Exercise brief — Begin at the top of the records below and return each line exactly through the line with "let gapDash = ctx". Skip pictures.

-- BEGIN Provided records --

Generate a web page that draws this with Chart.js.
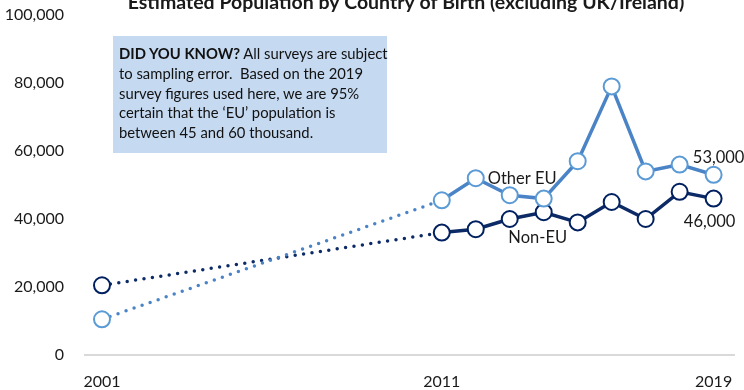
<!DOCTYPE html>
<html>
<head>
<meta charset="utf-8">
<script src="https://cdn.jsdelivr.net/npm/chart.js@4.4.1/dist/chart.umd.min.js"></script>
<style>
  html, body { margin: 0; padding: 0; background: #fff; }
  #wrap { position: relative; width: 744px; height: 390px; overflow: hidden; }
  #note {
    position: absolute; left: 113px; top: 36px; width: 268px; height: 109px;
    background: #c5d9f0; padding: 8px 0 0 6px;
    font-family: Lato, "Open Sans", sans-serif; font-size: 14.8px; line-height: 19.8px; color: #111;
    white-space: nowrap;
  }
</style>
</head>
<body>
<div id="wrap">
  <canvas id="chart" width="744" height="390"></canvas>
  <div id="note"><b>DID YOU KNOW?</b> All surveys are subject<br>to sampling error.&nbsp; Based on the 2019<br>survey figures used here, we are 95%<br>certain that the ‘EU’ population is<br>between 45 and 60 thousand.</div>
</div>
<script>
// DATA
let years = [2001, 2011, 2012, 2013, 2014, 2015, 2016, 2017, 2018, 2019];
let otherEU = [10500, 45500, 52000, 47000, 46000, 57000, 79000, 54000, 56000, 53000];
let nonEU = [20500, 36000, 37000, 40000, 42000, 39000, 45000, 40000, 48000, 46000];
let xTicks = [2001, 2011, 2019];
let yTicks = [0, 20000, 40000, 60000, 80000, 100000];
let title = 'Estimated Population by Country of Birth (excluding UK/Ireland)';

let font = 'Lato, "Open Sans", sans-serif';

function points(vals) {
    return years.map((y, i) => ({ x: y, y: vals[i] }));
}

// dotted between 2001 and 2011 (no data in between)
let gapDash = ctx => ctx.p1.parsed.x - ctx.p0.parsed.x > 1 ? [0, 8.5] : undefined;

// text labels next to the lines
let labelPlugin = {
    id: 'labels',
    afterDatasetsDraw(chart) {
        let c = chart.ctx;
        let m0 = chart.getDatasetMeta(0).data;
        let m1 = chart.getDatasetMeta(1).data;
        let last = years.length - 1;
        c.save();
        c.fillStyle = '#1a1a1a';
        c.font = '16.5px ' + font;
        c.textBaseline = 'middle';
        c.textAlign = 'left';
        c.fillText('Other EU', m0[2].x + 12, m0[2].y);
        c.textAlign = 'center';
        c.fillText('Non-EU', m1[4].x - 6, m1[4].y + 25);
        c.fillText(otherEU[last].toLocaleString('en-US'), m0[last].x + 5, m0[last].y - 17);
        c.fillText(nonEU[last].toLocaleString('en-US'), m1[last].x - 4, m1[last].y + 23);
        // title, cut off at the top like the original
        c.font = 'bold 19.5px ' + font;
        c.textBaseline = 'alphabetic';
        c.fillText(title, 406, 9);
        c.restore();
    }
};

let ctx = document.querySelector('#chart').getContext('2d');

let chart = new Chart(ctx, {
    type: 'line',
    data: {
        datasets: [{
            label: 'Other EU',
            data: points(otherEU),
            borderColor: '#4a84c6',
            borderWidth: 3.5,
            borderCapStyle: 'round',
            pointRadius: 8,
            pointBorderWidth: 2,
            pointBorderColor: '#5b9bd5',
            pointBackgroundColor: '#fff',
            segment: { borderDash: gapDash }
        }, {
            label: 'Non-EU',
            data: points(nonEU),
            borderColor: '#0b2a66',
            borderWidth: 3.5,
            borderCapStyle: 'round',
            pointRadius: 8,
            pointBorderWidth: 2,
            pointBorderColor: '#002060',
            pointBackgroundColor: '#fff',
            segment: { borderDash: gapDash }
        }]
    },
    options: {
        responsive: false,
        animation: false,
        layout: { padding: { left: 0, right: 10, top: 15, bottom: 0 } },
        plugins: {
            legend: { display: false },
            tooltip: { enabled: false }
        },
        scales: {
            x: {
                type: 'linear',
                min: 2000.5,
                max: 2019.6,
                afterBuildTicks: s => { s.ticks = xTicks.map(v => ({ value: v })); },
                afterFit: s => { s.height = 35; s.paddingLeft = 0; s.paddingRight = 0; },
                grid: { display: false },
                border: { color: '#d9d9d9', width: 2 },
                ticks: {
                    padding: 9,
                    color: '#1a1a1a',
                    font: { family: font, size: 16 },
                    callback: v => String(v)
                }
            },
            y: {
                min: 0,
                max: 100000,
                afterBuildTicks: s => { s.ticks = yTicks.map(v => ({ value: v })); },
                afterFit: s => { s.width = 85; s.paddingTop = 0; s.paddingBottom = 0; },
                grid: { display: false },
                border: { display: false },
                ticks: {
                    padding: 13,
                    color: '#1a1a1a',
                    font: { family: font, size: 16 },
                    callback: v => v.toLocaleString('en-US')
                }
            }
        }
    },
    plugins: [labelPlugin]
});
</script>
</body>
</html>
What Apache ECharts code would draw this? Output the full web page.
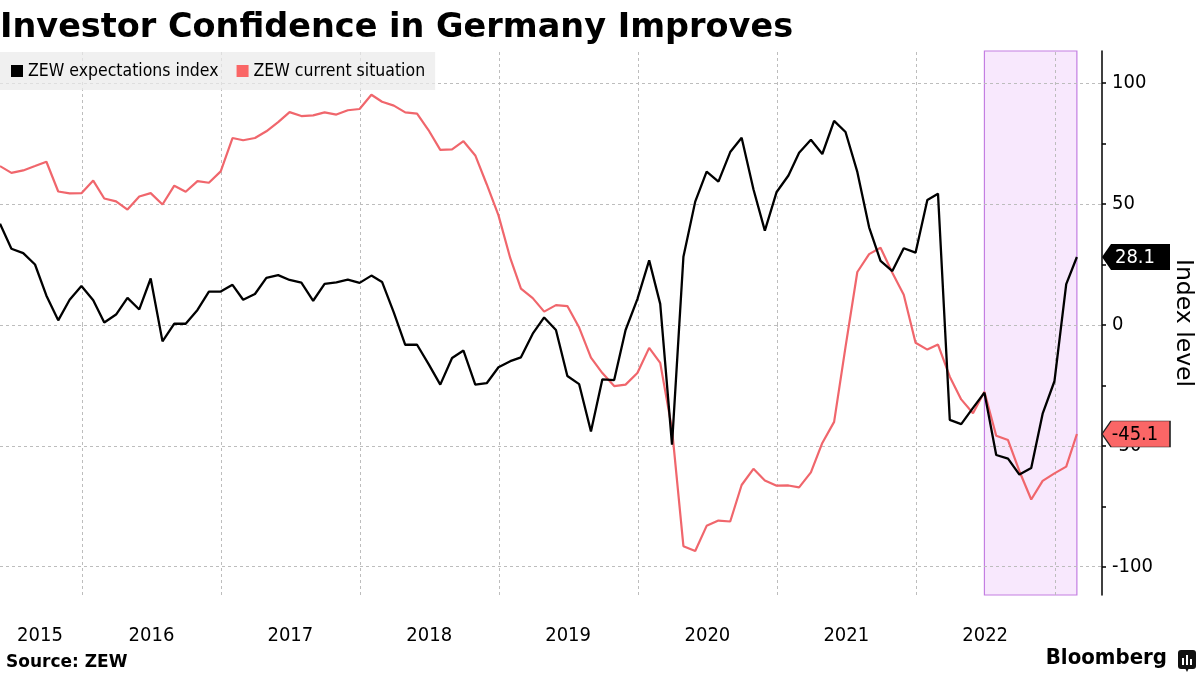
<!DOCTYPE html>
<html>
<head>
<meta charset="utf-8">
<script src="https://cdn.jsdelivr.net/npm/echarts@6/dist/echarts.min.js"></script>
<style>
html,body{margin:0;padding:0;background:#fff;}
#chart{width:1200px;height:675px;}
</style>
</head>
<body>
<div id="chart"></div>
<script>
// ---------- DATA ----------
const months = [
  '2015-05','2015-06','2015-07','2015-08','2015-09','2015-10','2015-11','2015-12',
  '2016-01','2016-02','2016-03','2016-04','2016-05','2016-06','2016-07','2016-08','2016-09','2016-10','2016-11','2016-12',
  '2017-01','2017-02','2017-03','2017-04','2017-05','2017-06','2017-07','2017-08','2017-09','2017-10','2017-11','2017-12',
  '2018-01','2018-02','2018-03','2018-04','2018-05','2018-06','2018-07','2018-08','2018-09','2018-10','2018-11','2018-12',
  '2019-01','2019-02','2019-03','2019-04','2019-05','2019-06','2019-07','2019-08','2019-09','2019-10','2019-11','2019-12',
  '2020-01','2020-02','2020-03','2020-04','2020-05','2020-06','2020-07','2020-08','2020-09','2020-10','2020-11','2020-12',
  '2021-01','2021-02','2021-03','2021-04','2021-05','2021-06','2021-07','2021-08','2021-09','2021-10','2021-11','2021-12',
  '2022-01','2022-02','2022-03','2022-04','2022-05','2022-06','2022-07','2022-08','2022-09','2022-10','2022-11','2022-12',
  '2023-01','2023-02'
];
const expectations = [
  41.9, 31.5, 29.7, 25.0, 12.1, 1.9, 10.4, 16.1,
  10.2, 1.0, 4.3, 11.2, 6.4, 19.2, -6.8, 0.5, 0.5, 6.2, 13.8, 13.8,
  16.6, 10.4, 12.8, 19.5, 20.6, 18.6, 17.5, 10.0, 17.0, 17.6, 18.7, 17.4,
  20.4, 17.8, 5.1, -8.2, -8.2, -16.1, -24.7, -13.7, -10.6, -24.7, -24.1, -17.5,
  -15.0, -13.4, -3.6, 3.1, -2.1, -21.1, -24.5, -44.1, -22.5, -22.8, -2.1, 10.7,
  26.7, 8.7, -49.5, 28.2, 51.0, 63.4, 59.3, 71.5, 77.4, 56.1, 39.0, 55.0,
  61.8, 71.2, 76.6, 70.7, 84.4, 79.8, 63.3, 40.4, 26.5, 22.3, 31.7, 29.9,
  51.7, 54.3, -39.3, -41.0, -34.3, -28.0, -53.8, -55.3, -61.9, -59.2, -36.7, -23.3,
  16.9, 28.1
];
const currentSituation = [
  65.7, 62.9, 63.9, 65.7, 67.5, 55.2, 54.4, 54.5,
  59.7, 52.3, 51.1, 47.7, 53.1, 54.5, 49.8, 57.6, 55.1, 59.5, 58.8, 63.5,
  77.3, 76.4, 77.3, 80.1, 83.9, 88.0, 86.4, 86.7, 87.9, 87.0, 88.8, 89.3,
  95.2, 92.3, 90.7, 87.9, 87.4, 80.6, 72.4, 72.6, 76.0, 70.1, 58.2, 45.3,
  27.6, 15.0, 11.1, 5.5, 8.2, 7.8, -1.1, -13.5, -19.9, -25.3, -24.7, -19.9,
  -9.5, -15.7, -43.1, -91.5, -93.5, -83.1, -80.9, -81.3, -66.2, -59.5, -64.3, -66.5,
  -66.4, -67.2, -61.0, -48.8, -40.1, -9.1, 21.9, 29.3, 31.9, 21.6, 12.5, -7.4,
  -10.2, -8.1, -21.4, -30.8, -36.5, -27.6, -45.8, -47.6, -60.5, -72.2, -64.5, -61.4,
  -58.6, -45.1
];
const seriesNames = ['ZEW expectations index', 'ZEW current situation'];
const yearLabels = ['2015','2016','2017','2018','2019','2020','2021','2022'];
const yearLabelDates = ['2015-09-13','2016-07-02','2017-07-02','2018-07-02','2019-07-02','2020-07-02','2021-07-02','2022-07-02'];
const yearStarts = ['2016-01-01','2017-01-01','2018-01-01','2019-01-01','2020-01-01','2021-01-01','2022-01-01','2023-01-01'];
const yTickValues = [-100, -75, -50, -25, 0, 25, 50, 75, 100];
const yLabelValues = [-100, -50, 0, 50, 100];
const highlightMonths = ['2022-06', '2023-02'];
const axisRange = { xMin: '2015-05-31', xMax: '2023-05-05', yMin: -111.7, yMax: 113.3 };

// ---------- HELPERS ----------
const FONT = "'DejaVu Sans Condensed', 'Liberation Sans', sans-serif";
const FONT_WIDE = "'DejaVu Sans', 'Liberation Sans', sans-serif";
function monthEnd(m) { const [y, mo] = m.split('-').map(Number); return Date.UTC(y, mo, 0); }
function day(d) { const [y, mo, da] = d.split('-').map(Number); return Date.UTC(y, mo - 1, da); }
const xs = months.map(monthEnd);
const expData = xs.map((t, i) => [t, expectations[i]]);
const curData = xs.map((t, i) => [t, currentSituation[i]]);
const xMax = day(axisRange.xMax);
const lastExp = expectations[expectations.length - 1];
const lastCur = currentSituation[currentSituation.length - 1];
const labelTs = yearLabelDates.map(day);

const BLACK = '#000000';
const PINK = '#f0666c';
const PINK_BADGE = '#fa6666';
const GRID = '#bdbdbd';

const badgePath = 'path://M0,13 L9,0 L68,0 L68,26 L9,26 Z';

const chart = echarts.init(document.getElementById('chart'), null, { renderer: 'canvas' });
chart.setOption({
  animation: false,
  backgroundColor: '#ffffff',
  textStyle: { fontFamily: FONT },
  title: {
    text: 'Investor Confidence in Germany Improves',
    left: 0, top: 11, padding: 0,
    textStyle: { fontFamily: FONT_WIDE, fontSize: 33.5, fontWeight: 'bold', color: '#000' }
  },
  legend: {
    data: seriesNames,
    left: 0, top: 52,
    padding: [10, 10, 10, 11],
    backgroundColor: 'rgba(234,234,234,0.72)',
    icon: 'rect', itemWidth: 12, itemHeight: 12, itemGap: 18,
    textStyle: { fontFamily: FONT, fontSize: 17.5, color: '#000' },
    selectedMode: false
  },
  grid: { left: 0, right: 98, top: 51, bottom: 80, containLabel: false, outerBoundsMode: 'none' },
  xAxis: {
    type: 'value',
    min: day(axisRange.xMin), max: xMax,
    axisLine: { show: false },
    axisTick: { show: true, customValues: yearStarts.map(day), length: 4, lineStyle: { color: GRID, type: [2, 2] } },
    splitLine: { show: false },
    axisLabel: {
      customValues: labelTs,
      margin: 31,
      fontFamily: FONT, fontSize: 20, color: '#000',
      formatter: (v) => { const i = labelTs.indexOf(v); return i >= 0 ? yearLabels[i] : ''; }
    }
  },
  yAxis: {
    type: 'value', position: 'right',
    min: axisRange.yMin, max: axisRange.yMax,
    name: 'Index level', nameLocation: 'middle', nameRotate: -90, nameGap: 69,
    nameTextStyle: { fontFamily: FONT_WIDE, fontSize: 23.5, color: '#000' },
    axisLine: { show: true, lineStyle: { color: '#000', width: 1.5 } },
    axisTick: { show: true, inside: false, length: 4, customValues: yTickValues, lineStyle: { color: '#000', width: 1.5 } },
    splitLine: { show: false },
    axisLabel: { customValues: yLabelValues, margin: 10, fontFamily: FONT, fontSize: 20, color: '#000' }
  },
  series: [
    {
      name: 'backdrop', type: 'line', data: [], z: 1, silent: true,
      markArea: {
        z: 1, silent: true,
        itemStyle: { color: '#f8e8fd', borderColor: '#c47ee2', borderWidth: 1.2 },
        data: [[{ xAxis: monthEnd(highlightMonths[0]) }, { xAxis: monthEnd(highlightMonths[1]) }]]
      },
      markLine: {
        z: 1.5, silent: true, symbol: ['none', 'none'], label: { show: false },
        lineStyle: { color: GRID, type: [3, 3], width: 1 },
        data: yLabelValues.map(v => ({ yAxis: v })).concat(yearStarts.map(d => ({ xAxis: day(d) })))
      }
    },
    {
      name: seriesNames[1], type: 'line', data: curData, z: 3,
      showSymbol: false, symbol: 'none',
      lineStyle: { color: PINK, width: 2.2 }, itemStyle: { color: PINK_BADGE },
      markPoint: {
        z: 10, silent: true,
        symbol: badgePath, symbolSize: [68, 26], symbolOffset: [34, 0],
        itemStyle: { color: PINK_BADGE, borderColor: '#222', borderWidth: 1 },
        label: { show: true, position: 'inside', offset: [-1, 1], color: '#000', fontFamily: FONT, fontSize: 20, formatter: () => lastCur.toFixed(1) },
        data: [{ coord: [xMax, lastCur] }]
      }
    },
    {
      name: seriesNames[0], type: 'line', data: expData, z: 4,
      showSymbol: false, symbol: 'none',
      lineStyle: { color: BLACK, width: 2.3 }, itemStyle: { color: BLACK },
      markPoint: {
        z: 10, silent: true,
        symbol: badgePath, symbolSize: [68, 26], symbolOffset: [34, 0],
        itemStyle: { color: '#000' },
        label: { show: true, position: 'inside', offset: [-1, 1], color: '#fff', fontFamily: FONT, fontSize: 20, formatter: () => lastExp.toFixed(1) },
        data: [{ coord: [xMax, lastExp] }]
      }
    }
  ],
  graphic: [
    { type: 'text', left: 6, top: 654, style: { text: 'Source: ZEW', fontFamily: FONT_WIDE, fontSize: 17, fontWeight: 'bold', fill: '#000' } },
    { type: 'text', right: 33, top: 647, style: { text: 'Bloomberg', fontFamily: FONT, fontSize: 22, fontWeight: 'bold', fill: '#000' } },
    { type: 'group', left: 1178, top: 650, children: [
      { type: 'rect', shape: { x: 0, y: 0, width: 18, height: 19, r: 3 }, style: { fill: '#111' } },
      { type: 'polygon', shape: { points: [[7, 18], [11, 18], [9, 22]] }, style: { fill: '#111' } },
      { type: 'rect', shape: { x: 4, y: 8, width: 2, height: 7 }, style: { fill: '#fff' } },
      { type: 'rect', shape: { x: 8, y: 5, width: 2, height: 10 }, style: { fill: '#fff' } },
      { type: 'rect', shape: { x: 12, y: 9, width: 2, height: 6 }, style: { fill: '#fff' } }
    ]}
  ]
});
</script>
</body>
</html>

-- END Provided records --

Correct response —
Generate a web page that draws this with Chart.js.
<!DOCTYPE html>
<html>
<head>
<meta charset="utf-8">
<script src="https://cdn.jsdelivr.net/npm/chart.js@4.4.1/dist/chart.umd.min.js"></script>
<style>
  html, body { margin: 0; padding: 0; background: #fff; }
  #wrap { position: relative; width: 744px; height: 390px; overflow: hidden; }
  #note {
    position: absolute; left: 113px; top: 36px; width: 268px; height: 109px;
    background: #c5d9f0; padding: 8px 0 0 6px;
    font-family: Lato, "Open Sans", sans-serif; font-size: 14.8px; line-height: 19.8px; color: #111;
    white-space: nowrap;
  }
</style>
</head>
<body>
<div id="wrap">
  <canvas id="chart" width="744" height="390"></canvas>
  <div id="note"><b>DID YOU KNOW?</b> All surveys are subject<br>to sampling error.&nbsp; Based on the 2019<br>survey figures used here, we are 95%<br>certain that the ‘EU’ population is<br>between 45 and 60 thousand.</div>
</div>
<script>
// DATA
let years = [2001, 2011, 2012, 2013, 2014, 2015, 2016, 2017, 2018, 2019];
let otherEU = [10500, 45500, 52000, 47000, 46000, 57000, 79000, 54000, 56000, 53000];
let nonEU = [20500, 36000, 37000, 40000, 42000, 39000, 45000, 40000, 48000, 46000];
let xTicks = [2001, 2011, 2019];
let yTicks = [0, 20000, 40000, 60000, 80000, 100000];
let title = 'Estimated Population by Country of Birth (excluding UK/Ireland)';

let font = 'Lato, "Open Sans", sans-serif';

function points(vals) {
    return years.map((y, i) => ({ x: y, y: vals[i] }));
}

// dotted between 2001 and 2011 (no data in between)
let gapDash = ctx => ctx.p1.parsed.x - ctx.p0.parsed.x > 1 ? [0, 8.5] : undefined;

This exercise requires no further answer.